Emily Ratajkowski planning on becoming screenwriter and novelist
Emily Ratajkowski says her next career move could be as a screenwriter and novelist, after her ‘My Body’ book was a best seller.
Emily Ratajkowski is planning on becoming a screenwriter and novelist.
The 31-year-old ‘Gone Girl’ actress and ‘High Low’ podcast host – whose 2021 essay collection ‘My Body’ was a New York Times bestseller – says she wants her next two projects to be a screenplay and work of fiction.
Mum-of-one Emily, who has son Sylvester, two, with her estranged ex-husband Sebastian Bear-McClard, told Elle magazine about her dreams for the future: ““I would love to try my hand at screenwriting. To build out the media company that I founded around the podcast.
“I definitely would like to write future books. To try my hand at fiction, even if it’s thinly veiled, simply because I feel like the way that I exposed myself in ‘My Body’, I don’t know that I would ever want to do that again.”

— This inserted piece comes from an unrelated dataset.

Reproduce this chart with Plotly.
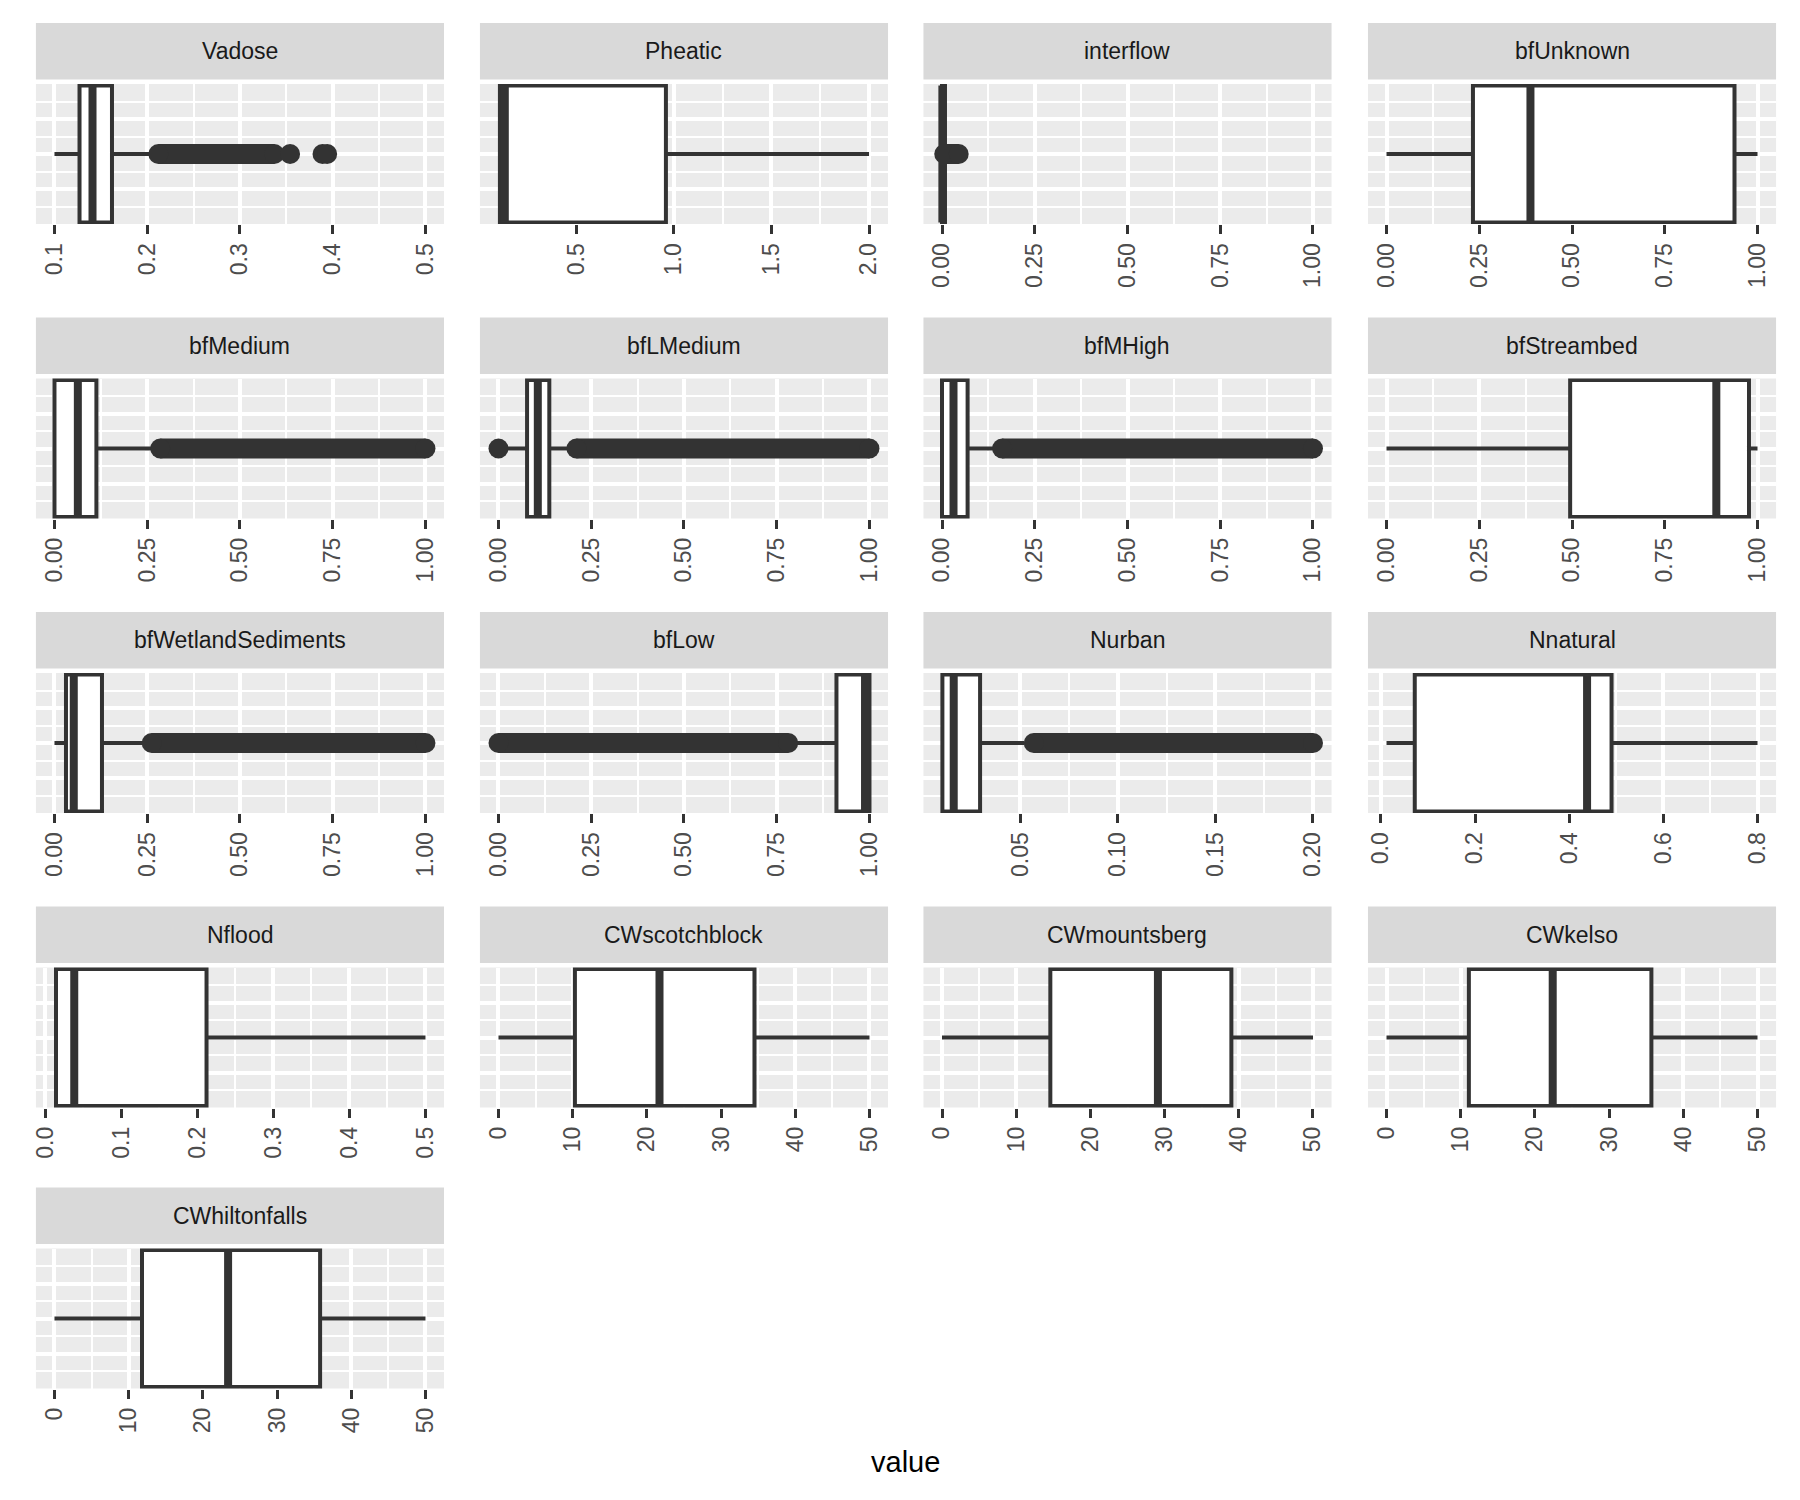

Referencing the recent global cyber security fears over TikTok’s links to China, she added about still loving instant digital creations: “People joke with me: ‘Do you work for TikTok? What is wrong with you? Why do you care so much about it?’
“Obviously there are privacy concerns, but I think that’s true with any social media app.
“As far as the discourse that happens on TikTok, it’s what Twitter wasn’t able to do but wanted to do
“The more unfiltered and off the cuff, the better. It’s exciting for me personally because I can put something that feels kind of glam up, but then I can have one (post) where I’m just talking about something that I was thinking about and that would maybe be a tweet.
“I don’t have to be in one box and provide one type of content.”
Emily recently said in a subscribers’ question and answer session online one of her biggest turn-ons was men taking an interest in the art, books, films and music she was enjoying – and blasted one ex for not bothering to finish her essay collection, which tackles feminism, sexuality and the modern male/female power dynamic.
She said: “I dated a guy for a minute, whose name will not be disclosed, who never made it through my book – through my own damn book.
“He got halfway, and he was like, ‘It’s really good.’ He kept saying he was a slow reader, but I was also like, ‘Huh, ok – are you just not that interested in me?’
“And by the way, it’s really weird to have somebody reading your book, like the most personal things about you when you are going out with them.
“I’ve had a couple of dudes who have asked for recommendations, and I’ve given them, and then don’t actually follow up, so it’s just this empty thing, and I definitely don’t like that.
“But I think in general I appreciate when men are asking me what I’m interested in, and want to listen to the music I like, and want to know what I’m into and thinking about and enjoying because a lot of I feel like what I am – your identity can really be reflected in your taste.
“And a lot of the time, short stories and essays that I love are core to who I am and I feel like I’ve learned a lot about other people based on their interpretation of writing. I’ve been really impressed and really disappointed when I’ve sent them a bit of writing and then I’m like, ‘Oh, s**t, that’s how you see the world? Damn it.’
“I want to go and see movies with you and see what you think.”